Whew! Let’s tone down the intensity a bit and back up to the second work on the program, Louise Farrenc’s Symphony No. 1, composed in 1841, some 17 years before Brahms composed the Piano Concerto No. 1. Nézet‑Séguin continues to champion nearly forgotten women composers of the past, and Farrenc is one of the best. Her work reveals not only artistry and technical skill, but expresses deep feelings, and encourages us to reflect deeply on the worlds opened to us by great art. Farrenc is not someone about whom you can say, “Well, she’s sort of like Franck” or “She sounds like Saint‑Saëns.” She offers us a unique sound that is her own musical marker. Born in 1804, making her a few years older than Chopin, Schumann, and Liszt, Farrenc became the first woman to hold a full professorship at the Paris Conservatoire (although she was paid less than her male colleagues). The Symphony No. 1 is a fine work, four movements with a classical architecture, but also a real individuality and originality of feeling and expression. However, the symphony came close to being lost in this program, overshadowed by the opening work and by the concluding Brahms.
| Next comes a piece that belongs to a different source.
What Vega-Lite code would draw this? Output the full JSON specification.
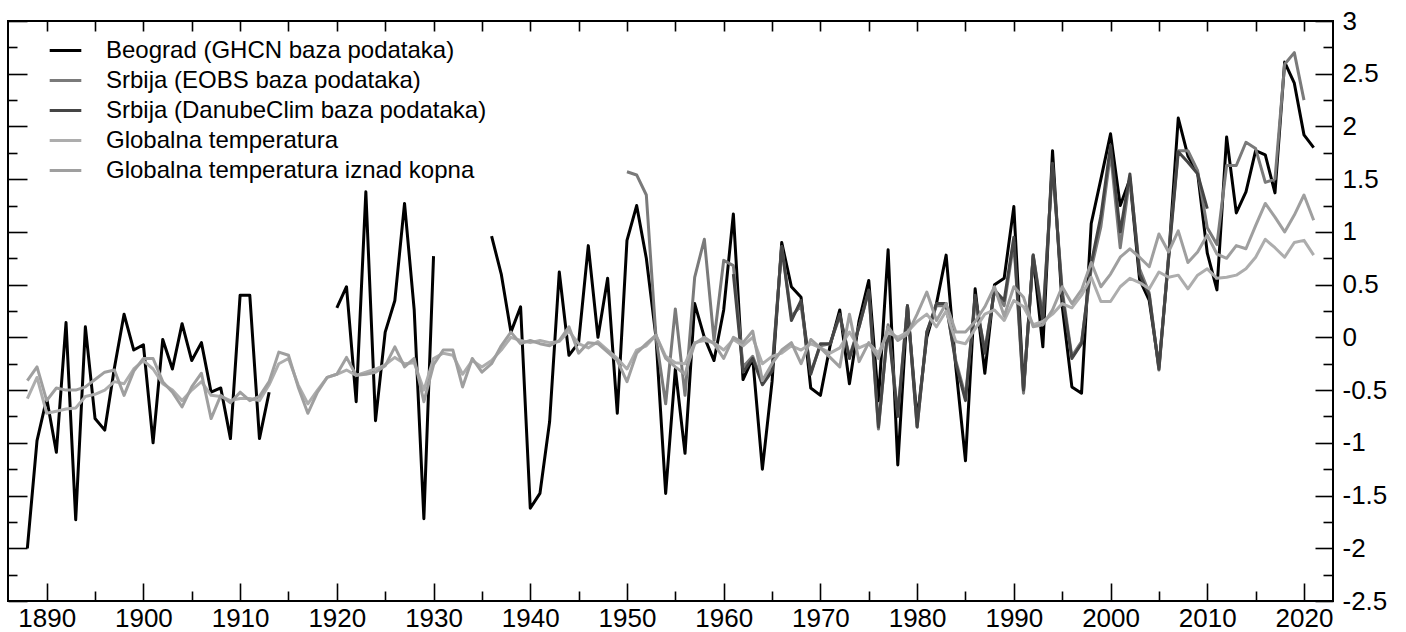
{
  "$schema": "https://vega.github.io/schema/vega-lite/v6.json",
  "width": 1325,
  "height": 580,
  "autosize": {"type": "none"},
  "padding": {"left": 8, "top": 21, "right": 73, "bottom": 31},
  "background": "white",
  "config": {
    "view": {"stroke": "#000000", "strokeWidth": 2},
    "font": "Liberation Sans",
    "axis": {"domain": false, "grid": false, "tickColor": "#000000", "tickWidth": 1.6, "labelFont": "Liberation Sans", "labelFontSize": 26, "labelColor": "#000000"}
  },
  "data": {"values": [
    {"year":1888,"B":-2.0,"G":-0.58,"L":-0.41},
    {"year":1889,"B":-0.98,"G":-0.38,"L":-0.28},
    {"year":1890,"B":-0.58,"G":-0.72,"L":-0.6},
    {"year":1891,"B":-1.09,"G":-0.7,"L":-0.48},
    {"year":1892,"B":0.14,"G":-0.68,"L":-0.5},
    {"year":1893,"B":-1.73,"G":-0.67,"L":-0.5},
    {"year":1894,"B":0.1,"G":-0.56,"L":-0.47},
    {"year":1895,"B":-0.77,"G":-0.54,"L":-0.4},
    {"year":1896,"B":-0.88,"G":-0.5,"L":-0.33},
    {"year":1897,"B":-0.29,"G":-0.42,"L":-0.31},
    {"year":1898,"B":0.22,"G":-0.44,"L":-0.55},
    {"year":1899,"B":-0.12,"G":-0.3,"L":-0.32},
    {"year":1900,"B":-0.07,"G":-0.22,"L":-0.2},
    {"year":1901,"B":-1.0,"G":-0.3,"L":-0.2},
    {"year":1902,"B":-0.02,"G":-0.44,"L":-0.42},
    {"year":1903,"B":-0.3,"G":-0.5,"L":-0.52},
    {"year":1904,"B":0.13,"G":-0.6,"L":-0.66},
    {"year":1905,"B":-0.22,"G":-0.5,"L":-0.47},
    {"year":1906,"B":-0.05,"G":-0.42,"L":-0.34},
    {"year":1907,"B":-0.52,"G":-0.55,"L":-0.77},
    {"year":1908,"B":-0.48,"G":-0.56,"L":-0.55},
    {"year":1909,"B":-0.96,"G":-0.6,"L":-0.62},
    {"year":1910,"B":0.4,"G":-0.58,"L":-0.52},
    {"year":1911,"B":0.4,"G":-0.58,"L":-0.6},
    {"year":1912,"B":-0.96,"G":-0.6,"L":-0.56},
    {"year":1913,"B":-0.52,"G":-0.45,"L":-0.42},
    {"year":1914,"G":-0.25,"L":-0.14},
    {"year":1915,"G":-0.2,"L":-0.17},
    {"year":1916,"G":-0.45,"L":-0.47},
    {"year":1917,"G":-0.63,"L":-0.72},
    {"year":1918,"G":-0.5,"L":-0.52},
    {"year":1919,"G":-0.38,"L":-0.38},
    {"year":1920,"B":0.28,"G":-0.35,"L":-0.35},
    {"year":1921,"B":0.48,"G":-0.31,"L":-0.19},
    {"year":1922,"B":-0.61,"G":-0.36,"L":-0.36},
    {"year":1923,"B":1.38,"G":-0.33,"L":-0.35},
    {"year":1924,"B":-0.79,"G":-0.3,"L":-0.33},
    {"year":1925,"B":0.05,"G":-0.26,"L":-0.27},
    {"year":1926,"B":0.35,"G":-0.19,"L":-0.09},
    {"year":1927,"B":1.27,"G":-0.25,"L":-0.28},
    {"year":1928,"B":0.26,"G":-0.24,"L":-0.2},
    {"year":1929,"B":-1.72,"G":-0.5,"L":-0.61},
    {"year":1930,"B":0.77,"G":-0.2,"L":-0.26},
    {"year":1931,"G":-0.15,"L":-0.12},
    {"year":1932,"G":-0.17,"L":-0.12},
    {"year":1933,"G":-0.35,"L":-0.47},
    {"year":1934,"G":-0.22,"L":-0.2},
    {"year":1935,"G":-0.28,"L":-0.33},
    {"year":1936,"B":0.96,"G":-0.22,"L":-0.25},
    {"year":1937,"B":0.6,"G":-0.12,"L":-0.08},
    {"year":1938,"B":0.05,"G":0.0,"L":0.05},
    {"year":1939,"B":0.29,"G":-0.03,"L":-0.06},
    {"year":1940,"B":-1.62,"G":-0.05,"L":-0.03},
    {"year":1941,"B":-1.48,"G":-0.03,"L":-0.06},
    {"year":1942,"B":-0.8,"G":-0.05,"L":-0.08},
    {"year":1943,"B":0.62,"G":-0.04,"L":-0.03},
    {"year":1944,"B":-0.17,"G":0.06,"L":0.1},
    {"year":1945,"B":-0.05,"G":-0.06,"L":-0.15},
    {"year":1946,"B":0.87,"G":-0.1,"L":-0.05},
    {"year":1947,"B":0.0,"G":-0.04,"L":-0.06},
    {"year":1948,"B":0.56,"G":-0.12,"L":-0.14},
    {"year":1949,"B":-0.72,"G":-0.2,"L":-0.22},
    {"year":1950,"B":0.92,"E":1.57,"G":-0.3,"L":-0.42},
    {"year":1951,"B":1.25,"E":1.54,"G":-0.12,"L":-0.15},
    {"year":1952,"B":0.75,"E":1.35,"G":-0.08,"L":-0.06},
    {"year":1953,"B":0.0,"E":0.0,"G":0.02,"L":0.02},
    {"year":1954,"B":-1.48,"E":-0.63,"G":-0.18,"L":-0.2},
    {"year":1955,"B":-0.3,"E":0.27,"G":-0.24,"L":-0.28},
    {"year":1956,"B":-1.1,"E":-0.55,"G":-0.25,"L":-0.35},
    {"year":1957,"B":0.32,"E":0.57,"G":-0.05,"L":-0.06},
    {"year":1958,"B":0.0,"E":0.93,"G":-0.03,"L":0.0},
    {"year":1959,"B":-0.22,"E":-0.03,"G":-0.05,"L":-0.06},
    {"year":1960,"B":0.26,"E":0.73,"G":-0.12,"L":-0.2},
    {"year":1961,"B":1.17,"E":0.68,"D":0.6,"G":-0.02,"L":0.0},
    {"year":1962,"B":-0.4,"E":-0.28,"D":-0.33,"G":-0.08,"L":-0.05},
    {"year":1963,"B":-0.2,"E":-0.18,"D":-0.2,"G":0.0,"L":0.06},
    {"year":1964,"B":-1.25,"E":-0.42,"D":-0.45,"G":-0.25,"L":-0.41},
    {"year":1965,"B":-0.42,"E":-0.3,"D":-0.32,"G":-0.18,"L":-0.25},
    {"year":1966,"B":0.9,"E":0.86,"D":0.86,"G":-0.15,"L":-0.12},
    {"year":1967,"B":0.48,"E":0.2,"D":0.16,"G":-0.08,"L":-0.05},
    {"year":1968,"B":0.38,"E":0.3,"D":0.35,"G":-0.12,"L":-0.25},
    {"year":1969,"B":-0.48,"E":-0.33,"D":-0.35,"G":-0.06,"L":-0.02},
    {"year":1970,"B":-0.55,"E":-0.08,"D":-0.06,"G":-0.1,"L":-0.1},
    {"year":1971,"B":-0.08,"E":-0.06,"D":-0.06,"G":-0.15,"L":-0.19},
    {"year":1972,"B":0.26,"E":0.2,"D":0.22,"G":-0.1,"L":-0.28},
    {"year":1973,"B":-0.44,"E":-0.18,"D":-0.2,"G":0.05,"L":0.22},
    {"year":1974,"B":0.16,"E":0.1,"D":0.1,"G":-0.1,"L":-0.23},
    {"year":1975,"B":0.54,"E":0.44,"D":0.45,"G":-0.06,"L":-0.05},
    {"year":1976,"B":-0.6,"E":-0.87,"D":-0.85,"G":-0.15,"L":-0.2},
    {"year":1977,"B":0.83,"E":0.12,"D":0.1,"G":0.05,"L":0.1},
    {"year":1978,"B":-1.21,"E":-0.72,"D":-0.75,"G":0.0,"L":-0.03},
    {"year":1979,"B":0.3,"E":0.3,"D":0.3,"G":0.05,"L":0.03},
    {"year":1980,"B":-0.78,"E":-0.85,"D":-0.85,"G":0.15,"L":0.22},
    {"year":1981,"B":0.0,"E":0.05,"D":0.05,"G":0.22,"L":0.43},
    {"year":1982,"B":0.32,"E":0.3,"D":0.32,"G":0.1,"L":0.16},
    {"year":1983,"B":0.78,"E":0.3,"D":0.32,"G":0.25,"L":0.32},
    {"year":1984,"B":-0.28,"E":-0.22,"D":-0.25,"G":-0.04,"L":0.05},
    {"year":1985,"B":-1.17,"E":-0.56,"D":-0.6,"G":-0.06,"L":0.05},
    {"year":1986,"B":0.46,"E":0.36,"D":0.4,"G":0.08,"L":0.15},
    {"year":1987,"B":-0.34,"E":-0.12,"D":-0.15,"G":0.22,"L":0.29},
    {"year":1988,"B":0.5,"E":0.44,"D":0.45,"G":0.26,"L":0.48},
    {"year":1989,"B":0.56,"E":0.3,"D":0.35,"G":0.16,"L":0.2},
    {"year":1990,"B":1.24,"E":0.9,"D":0.95,"G":0.35,"L":0.48},
    {"year":1991,"B":-0.5,"E":-0.53,"D":-0.5,"G":0.29,"L":0.38},
    {"year":1992,"B":0.77,"E":0.78,"D":0.78,"G":0.12,"L":0.1},
    {"year":1993,"B":-0.09,"E":0.2,"D":0.15,"G":0.15,"L":0.12},
    {"year":1994,"B":1.77,"E":1.62,"D":1.65,"G":0.22,"L":0.26},
    {"year":1995,"B":0.3,"E":0.45,"D":0.4,"G":0.32,"L":0.48},
    {"year":1996,"B":-0.47,"E":-0.18,"D":-0.2,"G":0.28,"L":0.32},
    {"year":1997,"B":-0.53,"E":-0.04,"D":-0.06,"G":0.4,"L":0.45},
    {"year":1998,"B":1.08,"E":0.65,"D":0.7,"G":0.57,"L":0.71},
    {"year":1999,"B":1.5,"E":1.05,"D":1.15,"G":0.34,"L":0.48},
    {"year":2000,"B":1.93,"E":1.75,"D":1.82,"G":0.34,"L":0.6},
    {"year":2001,"B":1.25,"E":0.85,"D":1.0,"G":0.48,"L":0.76},
    {"year":2002,"B":1.5,"E":1.52,"D":1.55,"G":0.56,"L":0.84},
    {"year":2003,"B":0.55,"E":0.65,"D":0.6,"G":0.52,"L":0.76},
    {"year":2004,"B":0.35,"E":0.42,"D":0.4,"G":0.46,"L":0.67},
    {"year":2005,"B":-0.28,"E":-0.31,"D":-0.3,"G":0.62,"L":0.98},
    {"year":2006,"B":0.75,"E":0.78,"D":0.75,"G":0.57,"L":0.81},
    {"year":2007,"B":2.08,"E":1.77,"D":1.76,"G":0.59,"L":1.01},
    {"year":2008,"B":1.72,"E":1.77,"D":1.66,"G":0.46,"L":0.71},
    {"year":2009,"B":1.56,"E":1.58,"D":1.55,"G":0.59,"L":0.81},
    {"year":2010,"B":0.8,"E":1.04,"D":1.22,"G":0.65,"L":0.97},
    {"year":2011,"B":0.45,"E":0.88,"G":0.56,"L":0.79},
    {"year":2012,"B":1.9,"E":1.63,"G":0.57,"L":0.75},
    {"year":2013,"B":1.18,"E":1.63,"G":0.59,"L":0.87},
    {"year":2014,"B":1.38,"E":1.85,"G":0.65,"L":0.84},
    {"year":2015,"B":1.77,"E":1.79,"G":0.76,"L":1.06},
    {"year":2016,"B":1.73,"E":1.47,"G":0.93,"L":1.27},
    {"year":2017,"B":1.37,"E":1.5,"G":0.85,"L":1.14},
    {"year":2018,"B":2.61,"E":2.59,"G":0.76,"L":1.0},
    {"year":2019,"B":2.41,"E":2.7,"G":0.9,"L":1.16},
    {"year":2020,"B":1.92,"E":2.25,"G":0.92,"L":1.35},
    {"year":2021,"B":1.8,"G":0.78,"L":1.11}
  ]},
  "transform": [{"fold": ["B", "E", "D", "G", "L"], "as": ["series", "value"]}],
  "layer": [
    {
      "mark": {"type": "line", "strokeWidth": 3, "invalid": "break-paths-show-domains", "strokeJoin": "round"},
      "encoding": {
        "x": {"field": "year", "type": "quantitative", "title": null,
          "scale": {"domain": [1886, 2023], "nice": false, "zero": false},
          "axis": {"orient": "bottom",
            "values": [1890,1895,1900,1905,1910,1915,1920,1925,1930,1935,1940,1945,1950,1955,1960,1965,1970,1975,1980,1985,1990,1995,2000,2005,2010,2015,2020],
            "tickSize": {"condition": {"test": "datum.value % 10 == 0", "value": -18}, "value": -10},
            "labelExpr": "datum.value % 10 == 0 ? '' + datum.value : ''",
            "labelFontSize": 26,
            "labelPadding": 22, "labelFlush": false, "labelOverlap": false}},
        "y": {"field": "value", "type": "quantitative", "title": null,
          "scale": {"domain": [-2.5, 3], "nice": false, "zero": false},
          "axis": {"orient": "right",
            "values": [-2.5,-2.25,-2,-1.75,-1.5,-1.25,-1,-0.75,-0.5,-0.25,0,0.25,0.5,0.75,1,1.25,1.5,1.75,2,2.25,2.5,2.75,3],
            "tickSize": {"condition": {"test": "abs(datum.value*2 - round(datum.value*2)) < 0.01", "value": -18}, "value": -10},
            "labelExpr": "abs(datum.value*2 - round(datum.value*2)) < 0.01 ? '' + datum.value : ''",
            "labelFontSize": 26,
            "labelPadding": 27, "labelFlush": false, "labelOverlap": false}},
        "color": {"field": "series", "type": "nominal",
          "scale": {"domain": ["B", "E", "D", "G", "L"], "range": ["#000000", "#7a7a7a", "#454545", "#adadad", "#9f9f9f"]},
          "legend": {"orient": "none", "legendX": 40, "legendY": 12, "title": null,
            "symbolType": "stroke", "symbolSize": 1000, "symbolStrokeWidth": 3,
            "labelFont": "Liberation Sans", "labelFontSize": 24, "labelColor": "#000000",
            "labelOffset": 23, "rowPadding": 0, "padding": 0, "labelLimit": 600,
            "labelExpr": "datum.label == 'B' ? 'Beograd (GHCN baza podataka)' : datum.label == 'E' ? 'Srbija (EOBS baza podataka)' : datum.label == 'D' ? 'Srbija (DanubeClim baza podataka)' : datum.label == 'G' ? 'Globalna temperatura' : 'Globalna temperatura iznad kopna'"}}
      }
    },
    {
      "mark": {"type": "point", "opacity": 0, "size": 1},
      "encoding": {
        "x": {"field": "year", "type": "quantitative", "title": null,
          "axis": {"orient": "top",
            "values": [1890,1895,1900,1905,1910,1915,1920,1925,1930,1935,1940,1945,1950,1955,1960,1965,1970,1975,1980,1985,1990,1995,2000,2005,2010,2015,2020],
            "tickSize": -10, "labels": false}},
        "y": {"field": "value", "type": "quantitative", "title": null,
          "axis": {"orient": "left",
            "values": [-2.5,-2.25,-2,-1.75,-1.5,-1.25,-1,-0.75,-0.5,-0.25,0,0.25,0.5,0.75,1,1.25,1.5,1.75,2,2.25,2.5,2.75,3],
            "tickSize": {"condition": {"test": "abs(datum.value*2 - round(datum.value*2)) < 0.01", "value": -19}, "value": -9},
            "labels": false}}
      }
    }
  ],
  "resolve": {"axis": {"x": "independent", "y": "independent"}}
}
The opening selection, Wolfe’s Pretty (2023) would overshadow just about anything. It’s a rich, almost combative composition, unrelentingly percussive and, at times, earsplitting. I heard it as a howl against the petty‑fication (sic) of women, that is to say, shoving women into a corner of mediocrity and then praising them for not so impressive achievements. In a work that lasts as long as a classical symphony, Wolfe pounds at the way women have been judged by the standards of “pretty,” and asks who sets the standard for such judging. “Pretty” is not the same as beautiful. “Beautiful” has a grandeur about it, like a golden sunset, while “pretty” gets a pat on her cute little head and is sent dismissively on her way. It can even demolish a compliment: “That’s a pretty good symphony you wrote there, young lady.”
Wolfe came out of the Yale School of Music in the 1980s. She is co‑founder of Bang on a Can (along with husband Michael Gordon and David Lang), which stages new music productions and has had an incalculable impact on modern classical music by encouraging new ideas from outside the academy.
Pretty takes a different approach as to meaning. This harsh yet joyful leap of the heart roars and rumbles, with passages that sound like rock guitar riffs and bluegrass fiddling gone berserk. The energy hardly ever stops, thundering so wildly in the percussion section I’m sure the performers would need to soak their wrists in Epsom salt at day’s end. There are instruments in this work I never heard of before, like the hi‑hat and large guiro, all wailing out a cry of defiance with verve. Through it all, the conductor was in control and the musicians responded with a kind of wildfire elegance. The audience? Screams of approval and plenteous applause. Thumbs up to Pretty: this sound jam is more than pretty good!